Material development

Flexibility is the key to garment design but a major stumbling block as far as electrical circuits are concerned, and that is apart from washability and general water resistance. Michael Burrows, business development manager at Microcircuit Materials, part of DuPont, says the company has introduced a new range of printable conductive inks to connect sensors to a central control device in ‘digitally enhanced clothing’ that can be washed up to 100 times, while still delivering stable performance.

The issue of supplying power for wearables was addressed by Christian Dalsgaard, founder of Ohmatex. In addition to developing sensor technology for measuring muscle activity for the astronauts of the European Space Agency, Ohmatex is also working on connectors suitable for integration into textiles but also power textiles through Powerweave, an EU-funded FP7 project  bringing together academic organisations such as Brunel University in London, UK, with industrial concerns like Ohmatex and Peerless Plastics & Coatings.

The power textile fibres under development are based on a conductive core, surrounded by an electrode material, an electrolyte layer, another electrode and a current collector, all in a protective jacket. The same approach can also be used to produce photovoltaic fibres as well as ‘supercapacitors’, Dalsgaard explains. These fibres can be woven into textiles, offering the potential to both produce and store electric power.

Another approach to power harvesting is to use the human body to provide the power, either thermally or mechanically through movement, something under development through the US ASSIST programme, which is a consortium of US universities, including Florida International, North Carolina State, Michigan and PennState. The research focuses on nanocomposites, such as (Bi,Sb)2(Se,Te)3, with improved thermoelectric performance, and using piezoelectrics to harvest mechanical energy.

Batteries that can be printed and manufactured roll-to-roll also offer a thin and flexible option, according to Matt Ream, vp, marketing, at Blue Spark Technologies. His company has developed 1.5V/cell carbon-zing MnO2 base chemistry for the production of thin recyclable batteries with capacities ranging from 4 to 80mAh that can be customised in terms of voltage, shape, width and length and do not contain and metal parts of packaging.

Meanwhile, German major Bayer has developed a new polycarbonate/polyester blend, Makroblend M525, specifically for wearable devices, offering a high level of chemical resistance against body lotions and other chemicals while meeting the testing requirements for biocompatibility. The new blend is said to exhibit good toughness, mouldability and dimensional stability, and can be colour-matched to meet design criteria.

World first for bio-based e-textile

Researchers at Kansai University and chemical major Teijin in Japan have developed the world’s first polylactic acid (PLA) – and carbon-fibre-based piezoelectric fabrics.

The fabrics comprise a piezoelectric poly-L-lactic acid (PLLA) and carbon fibre electrode. Plain, twill and satin weave versions were produced for different applications: plain weave detects bending, satin weave detects twisting, and twill weave detects shear and three-dimensional motion, as well as bending and twisting.

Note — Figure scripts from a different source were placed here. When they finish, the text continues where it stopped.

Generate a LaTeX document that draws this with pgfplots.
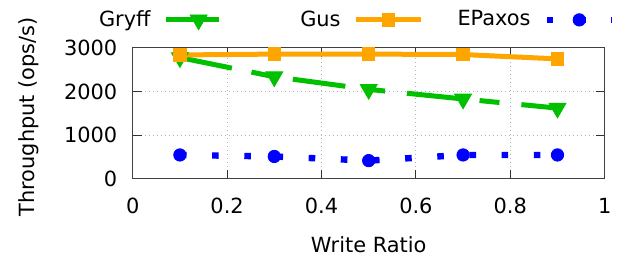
\documentclass[border=0pt]{standalone}
\usepackage{pgfplots}
\pgfplotsset{compat=1.18}
\usepackage{fontspec}
\setmainfont{DejaVu Sans}
\definecolor{ggreen}{RGB}{0,192,0}
\definecolor{gorange}{RGB}{255,165,0}
\definecolor{gblue}{RGB}{0,0,255}
\newcommand{\ff}{\fontsize{10.45}{12.5}\selectfont}
\begin{document}
\ff
\begin{tikzpicture}
\begin{axis}[name=ax, scale only axis, width=236pt, height=65.35pt,
 xmin=0, xmax=1, ymin=0, ymax=3000,
 xtick={0,0.2,0.4,0.6,0.8,1}, ytick={0,1000,2000,3000},
 xticklabels={0,0.2,0.4,0.6,0.8,1}, yticklabels={0,1000,2000,3000},
 grid=major, major grid style={black!30, line width=0.5pt, dash pattern=on 0.5pt off 1.5pt},
 axis line style={black!75, line width=0.5pt},
 major tick length=4.5pt, tick style={black!80, line width=0.5pt},
 tick label style={font=\ff},
 xticklabel style={anchor=center, inner sep=0pt, yshift=-13.8pt},
 yticklabel style={anchor=east, inner sep=0pt, xshift=-7.5pt},
 xlabel={Write Ratio}, ylabel={Throughput (ops/s)},
 label style={font=\ff},
 xlabel style={at={(axis description cs:0.5,-0.507)}, anchor=center, inner sep=0pt},
 ylabel style={at={(axis description cs:-0.2197,0.474)}, anchor=center, inner sep=0pt},
 legend columns=3, legend plot pos=right, legend cell align=right,
 legend style={at={(axis description cs:1.0218,1.214)}, anchor=east, draw=none, fill=none,
   inner sep=0pt, outer sep=0pt, column sep=6.5pt, font=\ff,
   nodes={inner sep=0pt, text width=47pt, align=right}},
 legend image code/.code={\draw[mark repeat=2,mark phase=2] plot coordinates {(0pt,0pt) (16.25pt,0pt) (32.5pt,0pt)};},
 clip=false,
]
\addplot[ggreen, line width=2.5pt, dash pattern=on 26.5pt off 10pt on 10pt off 11pt,
  mark=triangle*, mark size=4.9pt, mark options={solid, rotate=180, line width=0.4pt}]
  coordinates {(0.1,2780) (0.3,2340) (0.5,2050) (0.7,1830) (0.9,1620)};
\addlegendentry{Gryff}
\addplot[gorange, line width=2.5pt, mark=square*, mark size=3.1pt, mark options={solid, line width=0.4pt}]
  coordinates {(0.1,2840) (0.3,2860) (0.5,2860) (0.7,2850) (0.9,2750)};
\addlegendentry{Gus}
\addplot[gblue, line width=3.2pt, dash pattern=on 3.3pt off 12.8pt,
  mark=*, mark size=3.1pt, mark options={solid, line width=0.4pt}]
  coordinates {(0.1,545) (0.3,510) (0.5,415) (0.7,545) (0.9,545)};
\addlegendentry{EPaxos}
\end{axis}
\pgfresetboundingbox
\path[use as bounding box] ([shift={(-66.35pt,-39.15pt)}]ax.south west) rectangle ++(314.5pt,128.5pt);
\end{tikzpicture}
\end{document}
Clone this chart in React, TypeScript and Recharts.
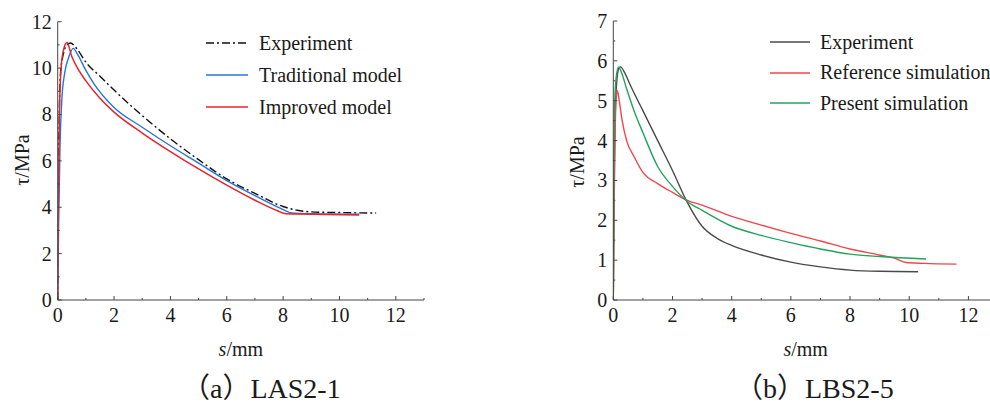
import React from "react";
import { LineChart, Line, XAxis, YAxis, Legend, Label } from "recharts";

// (a) LAS2-1 — slip s (mm) vs bond stress τ (MPa)
const lasExpS = [0, 0.02, 0.05, 0.1, 0.2, 0.3, 0.45, 0.7, 1, 1.5, 2, 3, 4, 5, 6, 7, 8, 8.5, 9, 10, 11.3];
const lasExpT = [0, 3.5, 7.5, 9.8, 10.6, 10.95, 11.08, 10.8, 10.25, 9.65, 9.05, 7.95, 6.95, 6.05, 5.22, 4.6, 4.03, 3.87, 3.8, 3.77, 3.75];
const lasTradS = [0, 0.03, 0.08, 0.15, 0.25, 0.4, 0.55, 0.7, 1, 1.3, 2, 3, 4, 5, 6, 7, 8, 8.3, 9, 10.7];
const lasTradT = [0, 3, 6.5, 8.7, 9.8, 10.5, 10.85, 10.6, 9.9, 9.3, 8.3, 7.45, 6.65, 5.9, 5.15, 4.5, 3.9, 3.75, 3.72, 3.7];
const lasImpS = [0, 0.02, 0.06, 0.12, 0.22, 0.33, 0.5, 0.75, 1, 1.5, 2, 3, 4, 5, 6, 7, 7.8, 8.1, 9, 10.7];
const lasImpT = [0, 4, 8, 10, 10.85, 11.1, 10.5, 9.9, 9.45, 8.7, 8.1, 7.2, 6.4, 5.65, 4.95, 4.3, 3.85, 3.72, 3.7, 3.67];

// (b) LBS2-5
const lbsExpS = [0, 0.03, 0.07, 0.12, 0.18, 0.25, 0.35, 0.6, 1, 1.5, 2, 2.5, 3, 3.5, 4, 5, 6, 7, 8, 9, 10.3];
const lbsExpT = [0, 3, 4.8, 5.5, 5.8, 5.85, 5.75, 5.35, 4.75, 4.0, 3.25, 2.45, 1.85, 1.55, 1.37, 1.13, 0.95, 0.83, 0.75, 0.72, 0.71];
const lbsRefS = [0, 0.03, 0.07, 0.11, 0.14, 0.2, 0.3, 0.45, 0.7, 1, 1.5, 2, 2.5, 3, 4, 5, 6, 7, 8, 9, 9.5, 9.9, 10.5, 11.6];
const lbsRefT = [0, 2.5, 4.5, 5.15, 5.25, 5.0, 4.5, 4.0, 3.6, 3.2, 2.92, 2.7, 2.5, 2.38, 2.1, 1.88, 1.67, 1.48, 1.28, 1.13, 1.05, 0.94, 0.92, 0.9];
const lbsPreS = [0, 0.02, 0.05, 0.1, 0.18, 0.28, 0.45, 0.7, 1, 1.5, 2, 2.5, 3, 4, 5, 6, 7, 8, 9, 10.57];
const lbsPreT = [0, 3.5, 5.0, 5.6, 5.85, 5.7, 5.3, 4.75, 4.2, 3.35, 2.85, 2.47, 2.25, 1.85, 1.62, 1.44, 1.28, 1.15, 1.09, 1.03];

const xTicks = [0, 1, 2, 3, 4, 5, 6, 7, 8, 9, 10, 11, 12, 13];
const lasYTicks = [0, 1, 2, 3, 4, 5, 6, 7, 8, 9, 10, 11, 12];
const lbsYTicks = [0, 0.5, 1, 1.5, 2, 2.5, 3, 3.5, 4, 4.5, 5, 5.5, 6, 6.5, 7];

const toPoints = (s: number[], t: number[]) => s.map((v, i) => ({ s: v, t: t[i] }));

const FONT = "'Liberation Serif', 'Times New Roman', serif";
const AXIS = "#444";
const TXT = "#1a1a1a";

// ticks drawn inward, labels only on major values
const XTick = (props: any) => {
  const { x, y, payload } = props;
  const v = payload.value;
  const axisY = y - 8;
  const major = v % 2 === 0;
  return (
    <g>
      <line x1={x} x2={x} y1={axisY} y2={axisY - (major ? 4 : 2)} stroke={AXIS} />
      {major && v <= 12 && (
        <text x={x} y={y} dy="0.71em" textAnchor="middle" fontFamily={FONT} fontSize={20} fill={TXT}>
          {v}
        </text>
      )}
    </g>
  );
};

const makeYTick = (step: number) => (props: any) => {
  const { x, y, payload } = props;
  const v = payload.value;
  const axisX = x + 6;
  const major = Math.abs(v / step - Math.round(v / step)) < 1e-6;
  return (
    <g>
      <line x1={axisX} x2={axisX + (major ? 4 : 2)} y1={y} y2={y} stroke={AXIS} />
      {major && (
        <text x={x} y={y} dy="0.35em" textAnchor="end" fontFamily={FONT} fontSize={20} fill={TXT}>
          {v}
        </text>
      )}
    </g>
  );
};

const XTitle = (props: any) => {
  const { viewBox } = props;
  const cx = viewBox.x + viewBox.width / 2;
  return (
    <text x={cx} y={viewBox.y + 56} textAnchor="middle" fontFamily={FONT} fontSize={20} fill={TXT}>
      <tspan fontStyle="italic">s</tspan>/mm
    </text>
  );
};

const makeYTitle = (cy: number) => (props: any) => {
  const { viewBox } = props;
  const cx = viewBox.x + 14;
  return (
    <text
      x={cx}
      y={cy}
      transform={`rotate(-90 ${cx} ${cy})`}
      dy="0.35em"
      textAnchor="middle"
      fontFamily={FONT}
      fontSize={20}
      fill={TXT}
    >
      τ/MPa
    </text>
  );
};

type Item = { name: string; color: string; dash?: string };

const legendBox = (items: Item[], lineW: number, gap: number, rowH: number) => () => (
  <div style={{ fontFamily: FONT, fontSize: 20, color: TXT }}>
    {items.map((it) => (
      <div key={it.name} style={{ display: "flex", alignItems: "center", height: rowH, whiteSpace: "nowrap" }}>
        <svg width={lineW} height={4} style={{ marginRight: gap }}>
          <line x1={0} x2={lineW} y1={2} y2={2} stroke={it.color} strokeWidth={1.4} strokeDasharray={it.dash} />
        </svg>
        <span>{it.name}</span>
      </div>
    ))}
  </div>
);

const lasItems: Item[] = [
  { name: "Experiment", color: "#111", dash: "8 3 2 3" },
  { name: "Traditional model", color: "#2476d8" },
  { name: "Improved model", color: "#e8232b" },
];
const lbsItems: Item[] = [
  { name: "Experiment", color: "#4a4a4a" },
  { name: "Reference simulation", color: "#f0464b" },
  { name: "Present simulation", color: "#22a35d" },
];

const captionStyle: React.CSSProperties = {
  position: "absolute",
  top: 366,
  fontFamily: "'Liberation Serif', 'Noto Sans CJK SC', serif",
  fontSize: 28,
  color: TXT,
  whiteSpace: "nowrap",
};

export default function App() {
  return (
    <div
      style={{
        position: "absolute",
        left: 0,
        top: 0,
        width: 990,
        height: 403,
        overflow: "hidden",
        background: "#fff",
      }}
    >
      <div style={{ position: "absolute", left: 0, top: 0 }}>
        <LineChart width={440} height={403} margin={{ top: 21.7, right: 16, bottom: 73, left: 7.7 }}>
          <XAxis
            dataKey="s"
            type="number"
            domain={[0, 13]}
            ticks={xTicks}
            interval={0}
            tickSize={0}
            tickMargin={8}
            tickLine={false}
            axisLine={{ stroke: AXIS }}
            tick={XTick}
            allowDataOverflow
          >
            <Label content={XTitle} />
          </XAxis>
          <YAxis
            dataKey="t"
            type="number"
            domain={[0, 12]}
            ticks={lasYTicks}
            interval={0}
            width={50}
            tickSize={0}
            tickMargin={6}
            tickLine={false}
            axisLine={{ stroke: AXIS }}
            tick={makeYTick(2)}
          >
            <Label content={makeYTitle(160)} />
          </YAxis>
          <Legend
            verticalAlign="middle"
            layout="horizontal"
            content={legendBox(lasItems, 42, 11, 32)}
            wrapperStyle={{ left: 206, top: 27, width: 230, height: 100 }}
          />
          <Line data={toPoints(lasExpS, lasExpT)} dataKey="t" type="monotone" stroke="#111" strokeWidth={1.4} strokeDasharray="8 3 2 3" dot={false} isAnimationActive={false} />
          <Line data={toPoints(lasTradS, lasTradT)} dataKey="t" type="monotone" stroke="#2476d8" strokeWidth={1.4} dot={false} isAnimationActive={false} />
          <Line data={toPoints(lasImpS, lasImpT)} dataKey="t" type="monotone" stroke="#e8232b" strokeWidth={1.5} dot={false} isAnimationActive={false} />
        </LineChart>
      </div>

      <div style={{ position: "absolute", left: 500, top: 0 }}>
        <LineChart width={510} height={403} margin={{ top: 21, right: 12, bottom: 73, left: 63.3 }}>
          <XAxis
            dataKey="s"
            type="number"
            domain={[0, 13]}
            ticks={xTicks}
            interval={0}
            tickSize={0}
            tickMargin={8}
            tickLine={false}
            axisLine={{ stroke: AXIS }}
            tick={XTick}
            allowDataOverflow
          >
            <Label content={XTitle} />
          </XAxis>
          <YAxis
            dataKey="t"
            type="number"
            domain={[0, 7]}
            ticks={lbsYTicks}
            interval={0}
            width={50}
            tickSize={0}
            tickMargin={6}
            tickLine={false}
            axisLine={{ stroke: AXIS }}
            tick={makeYTick(1)}
          >
            <Label content={makeYTitle(162)} />
          </YAxis>
          <Legend
            verticalAlign="middle"
            layout="horizontal"
            content={legendBox(lbsItems, 40, 10, 30.5)}
            wrapperStyle={{ left: 270, top: 27, width: 240, height: 100 }}
          />
          <Line data={toPoints(lbsExpS, lbsExpT)} dataKey="t" type="monotone" stroke="#4a4a4a" strokeWidth={1.4} dot={false} isAnimationActive={false} />
          <Line data={toPoints(lbsRefS, lbsRefT)} dataKey="t" type="monotone" stroke="#f0464b" strokeWidth={1.4} dot={false} isAnimationActive={false} />
          <Line data={toPoints(lbsPreS, lbsPreT)} dataKey="t" type="monotone" stroke="#22a35d" strokeWidth={1.4} dot={false} isAnimationActive={false} />
        </LineChart>
      </div>

      <div style={{ ...captionStyle, left: 182 }}>（a）LAS2-1</div>
      <div style={{ ...captionStyle, left: 735 }}>（b）LBS2-5</div>
    </div>
  );
}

The sensing function, which can detect arbitrary displacement or directional changes, incorporates Teijin’s weaving and knitting technologies. The function allows fabric to be applied to the actuator or sensor to detect complicated, even three-dimensional, movements.

Meanwhile, Kansai University and Teijin are continuing to working on ideal weaves and knits for fabric applications that enable elaborate human actions to be monitored simply via clothing. Applications are expected in areas from elderly care to surgery, artisanal techniques to space exploration, and many others.